RAROE = ROE (over time) minus Standard Deviation of ROE (over same time).

RAROE is best calibrated over a minimum of 10 years. My preferred time is 15 years as 15 years usually tests a bank’s earnings power over multiple business cycles.

My book, Investing in Banks (RMA, 2016), describes in detail the statistics and analysis of RAROE for publicly traded banks from 2004 to 2014.

This post brings some data current through 2Q 2020. (You are getting a sneak peak of some of the analysis that will be in the next edition of Investing in Banks.)

If a bank investor understands charts 1 and 2, they will have a sound foundation for making fact-based informed bank investment decisions that improve the probability over time of achieving alpha.

Note that each chart shows median annual total returns for ten groups of banks stack ranked on their RAROE since 2004. “A+” banks are the banks with the top 5% RAROE since 2004 while the “F” banks represent the bottom 5%. The higher the alphabetical grade, the higher the RAROE.

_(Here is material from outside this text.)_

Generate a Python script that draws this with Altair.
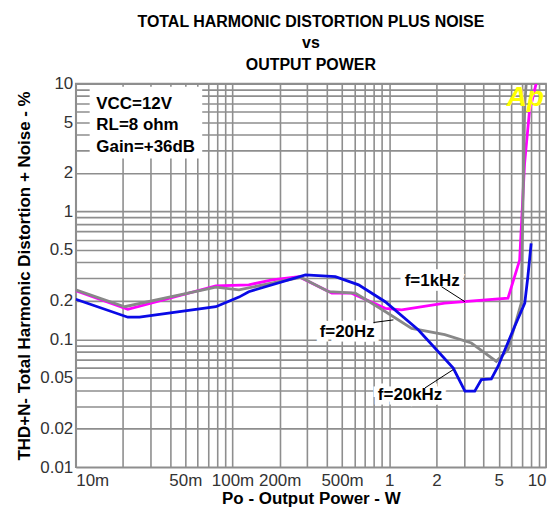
import json
import altair as alt
import pandas as pd

# ---- data (P in W, THD+N in %) ----
P_1K = [0.01, 0.0215, 0.0783, 0.127, 0.179, 0.265, 0.430, 0.575, 0.942, 1.20, 2.26, 5.72, 6.79, 7.30, 7.85, 8.24, 8.65]
T_1K = [0.24, 0.172, 0.262, 0.267, 0.292, 0.309, 0.230, 0.230, 0.175, 0.170, 0.192, 0.210, 0.417, 2.37, 6.16, 7.82, 10.0]

P_20HZ = [0.01, 0.0205, 0.0783, 0.110, 0.272, 0.411, 0.607, 0.942, 1.39, 2.26, 3.34, 4.82, 5.72, 6.95, 7.13, 7.32, 7.48]
T_20HZ = [0.244, 0.180, 0.256, 0.244, 0.306, 0.236, 0.230, 0.165, 0.122, 0.109, 0.0936, 0.0673, 0.083, 0.192, 1.16, 6.98, 10.0]

P_20K = [0.01, 0.0215, 0.0255, 0.0783, 0.110, 0.127, 0.292, 0.453, 0.637, 0.942, 1.53, 2.56, 3.04, 3.51, 3.87, 4.48, 4.94, 6.31, 7.32, 7.66, 8.04]
T_20K = [0.206, 0.149, 0.149, 0.180, 0.214, 0.236, 0.319, 0.309, 0.267, 0.197, 0.119, 0.0597, 0.0393, 0.0393, 0.0484, 0.0490, 0.0614, 0.126, 0.192, 0.309, 0.563]

SERIES = ["f=1kHz", "f=20Hz", "f=20kHz"]
COLORS = ["#ff00ff", "#888888", "#0a0ae6"]

# annotation labels (data coordinates) and their leader lines
ANN_TEXT = ["f=1kHz", "f=20Hz", "f=20kHz"]
ANN_P = [1.88, 0.539, 1.358]
ANN_T = [0.286, 0.1135, 0.037]
LEAD_P1 = [2.157, 0.794, 1.69]
LEAD_T1 = [0.258, 0.1355, 0.0417]
LEAD_P2 = [3.04, 1.063, 2.56]
LEAD_T2 = [0.197, 0.142, 0.058]

BOX_LINES = ["VCC=12V", "RL=8 ohm", "Gain=+36dB"]
BOX_LINE_P = [0.01353, 0.01353, 0.01353]
BOX_LINE_T = [6.95, 4.71, 3.19]
BOX_P = [0.01227, 0.0641]
BOX_T = [2.60, 9.47]

LOGO_TEXT = ["Ap"]
LOGO_P = [7.39]
LOGO_T = [7.71]

GRID_VALS = [round(m * 10 ** e, 6) for e in (-2, -1, 0) for m in range(1, 10)] + [10]
X_LABEL_VALS = [0.01, 0.05, 0.1, 0.2, 0.5, 1, 2, 5, 10]
Y_LABEL_VALS = [0.01, 0.02, 0.05, 0.1, 0.2, 0.5, 1, 2, 5, 10]

# ---- tables ----
rows = []
for name, ps, ts in [("f=1kHz", P_1K, T_1K), ("f=20Hz", P_20HZ, T_20HZ), ("f=20kHz", P_20K, T_20K)]:
    for i, (p, t) in enumerate(zip(ps, ts)):
        rows.append({"series": name, "P": p, "T": t, "i": i})
df = pd.DataFrame(rows)

ann_df = pd.DataFrame({"label": ANN_TEXT, "P": ANN_P, "T": ANN_T})
lead_df = pd.DataFrame({"P": LEAD_P1, "T": LEAD_T1, "P2": LEAD_P2, "T2": LEAD_T2})
box_df = pd.DataFrame({"P": [BOX_P[0]], "P2": [BOX_P[1]], "T": [BOX_T[0]], "T2": [BOX_T[1]]})
boxtxt_df = pd.DataFrame({"label": BOX_LINES, "P": BOX_LINE_P, "T": BOX_LINE_T})
logo_df = pd.DataFrame({"label": LOGO_TEXT, "P": LOGO_P, "T": LOGO_T})

FONT = "Liberation Sans"
GRID = "#8e8e8e"

x_expr = ("indexof(%s, datum.value) < 0 ? '' : (datum.value < 1 ? format(datum.value*1000, 'd') + 'm' "
          ": format(datum.value, 'd'))") % json.dumps(X_LABEL_VALS)
y_expr = "indexof(%s, datum.value) < 0 ? '' : toString(datum.value)" % json.dumps(Y_LABEL_VALS)

xscale = alt.Scale(type="log", domain=[0.01, 10], nice=False)
yscale = alt.Scale(type="log", domain=[0.01, 10], nice=False)

xaxis = alt.Axis(values=GRID_VALS, labelExpr=x_expr, labelFlush=True, labelOverlap=False,
                 grid=True, gridColor=GRID, gridWidth=1.6, domain=False, ticks=False,
                 labelFont=FONT, labelFontSize=17, labelColor="#333333", labelPadding=5,
                 title="Po - Output Power - W", titleFont=FONT, titleFontSize=17,
                 titleFontWeight="bold", titleColor="black", titlePadding=2)
yaxis = alt.Axis(values=GRID_VALS, labelExpr=y_expr, labelOverlap=False,
                 grid=True, gridColor=GRID, gridWidth=1.6, domain=False, ticks=False,
                 labelFont=FONT, labelFontSize=17, labelColor="#333333", labelPadding=3,
                 title="THD+N- Total Harmonic Distortion + Noise - %", titleFont=FONT,
                 titleFontSize=17, titleFontWeight="bold", titleColor="black", titlePadding=6)

X = alt.X("P:Q", scale=xscale, axis=xaxis)
Y = alt.Y("T:Q", scale=yscale, axis=yaxis)

box = alt.Chart(box_df).mark_rect(fill="white").encode(x=X, x2="P2:Q", y=Y, y2="T2:Q")

halo = alt.Chart(ann_df).mark_text(font=FONT, fontSize=17, fontWeight="bold", color="white",
                                   stroke="white", strokeWidth=9).encode(x=X, y=Y, text="label:N")

def series_line(name, color):
    return (alt.Chart(df).transform_filter(alt.datum.series == name)
            .mark_line(strokeWidth=2.8, color=color, clip=True)
            .encode(x=X, y=Y, order="i:Q"))

lines = [series_line(n, c) for n, c in zip(SERIES, COLORS)]

leads = alt.Chart(lead_df).mark_rule(color="black", strokeWidth=1).encode(x=X, y=Y, x2="P2:Q", y2="T2:Q")

ann = alt.Chart(ann_df).mark_text(font=FONT, fontSize=17, fontWeight="bold", color="black").encode(
    x=X, y=Y, text="label:N")

boxtxt = alt.Chart(boxtxt_df).mark_text(font=FONT, fontSize=17, fontWeight="bold", color="black",
                                         align="left").encode(x=X, y=Y, text="label:N")

logo = alt.Chart(logo_df).mark_text(font=FONT, fontSize=28, fontWeight="bold", fontStyle="italic",
                                    color="#ffff00").encode(x=X, y=Y, text="label:N")

chart = alt.layer(box, halo, *lines, leads, ann, boxtxt, logo).properties(
    width=541, height=499,
    autosize=alt.AutoSizeParams(type="fit", contains="padding"),
    padding={"left": 7, "top": 5, "right": 1, "bottom": 0},
    title=alt.TitleParams(["TOTAL HARMONIC DISTORTION PLUS NOISE", "vs", "OUTPUT POWER"],
                          font=FONT, fontSize=16, fontWeight="bold", lineHeight=21.5,
                          anchor="middle", color="black", offset=2),
).configure_view(stroke=GRID, strokeWidth=1.6)

chart.save("out.html", embed_options={"renderer": "svg", "actions": False})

This article is not the place to get into a more detailed analysis and discussion of RAROE. My goal in showing these two charts is to show that, statistically and graphically, ROE and, more specifically, RAROE, are incredibly important metrics to bank shareholders.

Note that chart 1 shows median annual total returns since 2004. Chart 2 shows median annual total returns since 10 years ago.

Key takeaways: Higher RAROE banks outperform lower RAROE. ROE matters to bank investors.

Chart 1

Chart 2

Equity Capital Ratios

The second set of background numbers to be examined are bank capital ratios over time.

The math is indisputable: Equity capital ratios are a major determinant of a bank’s ROE since the “E” (Equity) is the denominator in the ROE ratio. The higher the equity, all things being equal, the lower the ROE.

Bank Capital (Equity) Ratios

It is impossible to understand bank returns on equity without understanding how bank capital (equity) ratios have changed over time. The FDIC (and other bank regulators) have multiple metrics for measuring bank capital.